People don't talk like that, even in a WTF psychedellic horror-comedy world like this comic's. Maybe if she was the dictator of the country or something it would make sense, given the breadth of her power and influence, but she's not. This is devil phrasing, the way one would speak when making a pact with a human. I'd be very, very surprised at this point if Makima wasn't either a very subtle fiend, or some other kind of devil with a unique shapeshifting ability (or, perhaps, one that just happens to look exactly like a human. Maybe she'd be the "traitor devil" or the "conspiracy devil" or something, with those salient abilities?).

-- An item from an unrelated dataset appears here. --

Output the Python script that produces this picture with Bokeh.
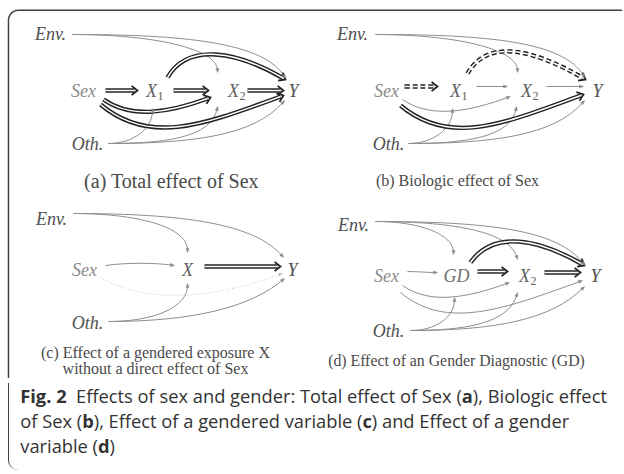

The big question I have now is whether the government knows what she is. Do they know that the person they're trusting to tame devils for them is, herself, a devil? Is she a living proof-of-concept for them? Regardless of whether or not they know what she is, I strongly suspect that she has an agenda of her own that they would be less than happy to learn about. Unless it really is just tormenting her underlings; that they'd probably be fine with as long as they still get their results. But I doubt that it's just that.
In light of this, the way she seems to be tempting Denji with a sort of hyper-reality, a propagandised version of what he thinks he wants...hmm. Well, I think there's some social commentary here, but once more I might be giving the comic too much credit. I'll have to read more and see where it goes with this.
Anyway, that's the end of the chapter. Chainsaw Man continues to be a multilateral surprise, while still retaining its commitment to being spectacularly, purposefully stupid. Impressive.